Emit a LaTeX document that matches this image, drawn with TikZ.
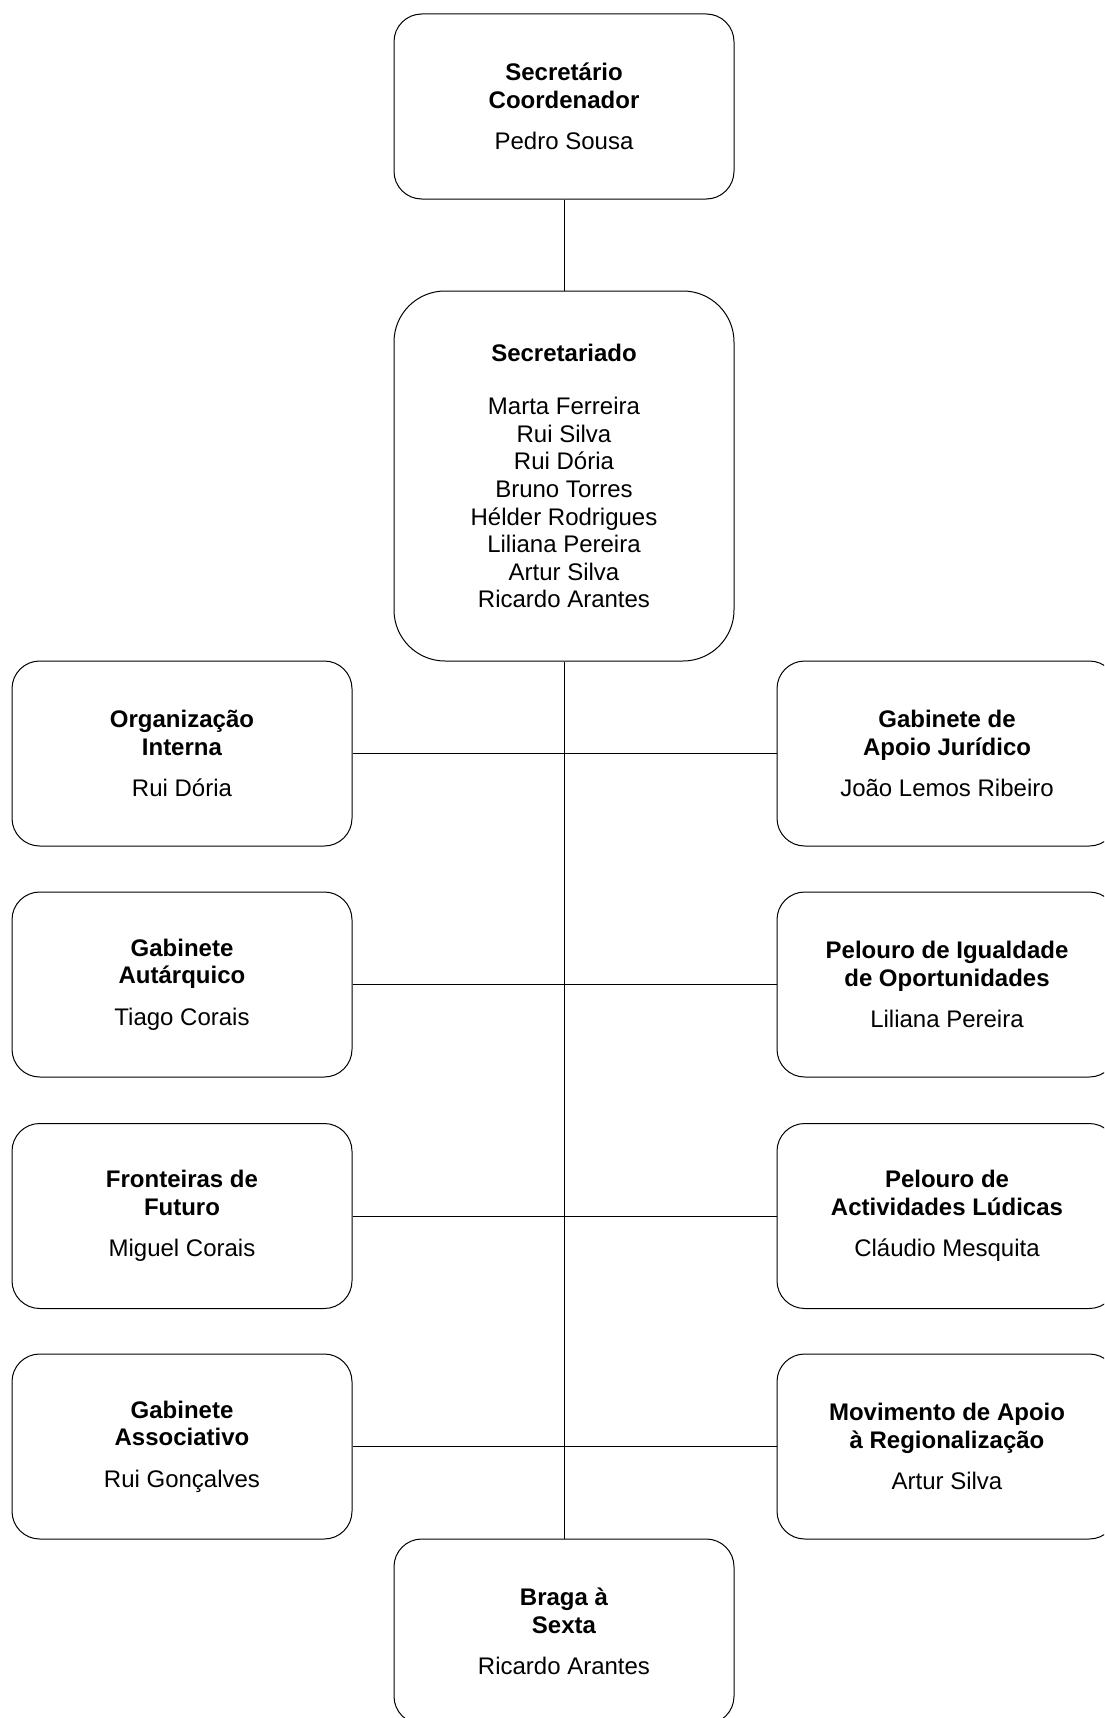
\documentclass[tikz,border=0pt]{standalone}
\usepackage{fontspec}
\setmainfont{Liberation Sans}
\begin{document}
\begin{tikzpicture}[x=1pt,y=-1pt,
  box/.style={draw=black, line width=1pt, rounded corners=27.75pt, minimum width=340pt, minimum height=185pt, inner sep=0pt, align=center, font=\fontsize{24}{27.6}\selectfont, fill=white},
  bigbox/.style={box, rounded corners=51pt, minimum height=370pt},
  link/.style={draw=black, line width=1pt}]
\useasboundingbox (0,0) rectangle (1104,1718);
\clip (0,0) rectangle (1104,1718);
\fill[white] (0,0) rectangle (1104,1718);
% nodes
\node[box] (top) at (564,106.5) {\textbf{Secretário}\\\textbf{Coordenador}\\[14pt]Pedro Sousa};
\node[bigbox] (sec) at (564,476) {\textbf{Secretariado}\\[26pt]Marta Ferreira\\Rui Silva\\Rui Dória\\Bruno Torres\\Hélder Rodrigues\\Liliana Pereira\\Artur Silva\\Ricardo Arantes};
\node[box] (l1) at (182,753.5) {\textbf{Organização}\\\textbf{Interna}\\[14pt]Rui Dória};
\node[box] (r1) at (947,753.5) {\textbf{Gabinete de}\\\textbf{Apoio Jurídico}\\[14pt]João Lemos Ribeiro};
\node[box] (l2) at (182,984.5) {\textbf{Gabinete}\\\textbf{Autárquico}\\[14pt]Tiago Corais};
\node[box] (r2) at (947,984.5) {\textbf{Pelouro de Igualdade}\\\textbf{de Oportunidades}\\[14pt]Liliana Pereira};
\node[box] (l3) at (182,1216) {\textbf{Fronteiras de}\\\textbf{Futuro}\\[14pt]Miguel Corais};
\node[box] (r3) at (947,1216) {\textbf{Pelouro de}\\\textbf{Actividades Lúdicas}\\[14pt]Cláudio Mesquita};
\node[box] (l4) at (182,1446.5) {\textbf{Gabinete}\\\textbf{Associativo}\\[14pt]Rui Gonçalves};
\node[box] (r4) at (947,1446.5) {\textbf{Movimento de Apoio}\\\textbf{à Regionalização}\\[14pt]Artur Silva};
\node[box] (bot) at (564,1631.5) {\textbf{Braga à}\\\textbf{Sexta}\\[14pt]Ricardo Arantes};
% connectors
\draw[link] (top.south) -- (sec.north);
\draw[link] (sec.south) -- (bot.north);
\draw[link] (l1.east) -- (r1.west);
\draw[link] (l2.east) -- (r2.west);
\draw[link] (l3.east) -- (r3.west);
\draw[link] (l4.east) -- (r4.west);
\end{tikzpicture}
\end{document}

[EXERCISE DETAILS] Every line above should be returned word for word, with the pictures left behind.

[CORRECT RESPONSE]
Emit a LaTeX document that matches this image, drawn with TikZ.
\documentclass[tikz,border=0pt]{standalone}
\usepackage{fontspec}
\setmainfont{Liberation Sans}
\begin{document}
\begin{tikzpicture}[x=1pt,y=-1pt,
  box/.style={draw=black, line width=1pt, rounded corners=27.75pt, minimum width=340pt, minimum height=185pt, inner sep=0pt, align=center, font=\fontsize{24}{27.6}\selectfont, fill=white},
  bigbox/.style={box, rounded corners=51pt, minimum height=370pt},
  link/.style={draw=black, line width=1pt}]
\useasboundingbox (0,0) rectangle (1104,1718);
\clip (0,0) rectangle (1104,1718);
\fill[white] (0,0) rectangle (1104,1718);
% nodes
\node[box] (top) at (564,106.5) {\textbf{Secretário}\\\textbf{Coordenador}\\[14pt]Pedro Sousa};
\node[bigbox] (sec) at (564,476) {\textbf{Secretariado}\\[26pt]Marta Ferreira\\Rui Silva\\Rui Dória\\Bruno Torres\\Hélder Rodrigues\\Liliana Pereira\\Artur Silva\\Ricardo Arantes};
\node[box] (l1) at (182,753.5) {\textbf{Organização}\\\textbf{Interna}\\[14pt]Rui Dória};
\node[box] (r1) at (947,753.5) {\textbf{Gabinete de}\\\textbf{Apoio Jurídico}\\[14pt]João Lemos Ribeiro};
\node[box] (l2) at (182,984.5) {\textbf{Gabinete}\\\textbf{Autárquico}\\[14pt]Tiago Corais};
\node[box] (r2) at (947,984.5) {\textbf{Pelouro de Igualdade}\\\textbf{de Oportunidades}\\[14pt]Liliana Pereira};
\node[box] (l3) at (182,1216) {\textbf{Fronteiras de}\\\textbf{Futuro}\\[14pt]Miguel Corais};
\node[box] (r3) at (947,1216) {\textbf{Pelouro de}\\\textbf{Actividades Lúdicas}\\[14pt]Cláudio Mesquita};
\node[box] (l4) at (182,1446.5) {\textbf{Gabinete}\\\textbf{Associativo}\\[14pt]Rui Gonçalves};
\node[box] (r4) at (947,1446.5) {\textbf{Movimento de Apoio}\\\textbf{à Regionalização}\\[14pt]Artur Silva};
\node[box] (bot) at (564,1631.5) {\textbf{Braga à}\\\textbf{Sexta}\\[14pt]Ricardo Arantes};
% connectors
\draw[link] (top.south) -- (sec.north);
\draw[link] (sec.south) -- (bot.north);
\draw[link] (l1.east) -- (r1.west);
\draw[link] (l2.east) -- (r2.west);
\draw[link] (l3.east) -- (r3.west);
\draw[link] (l4.east) -- (r4.west);
\end{tikzpicture}
\end{document}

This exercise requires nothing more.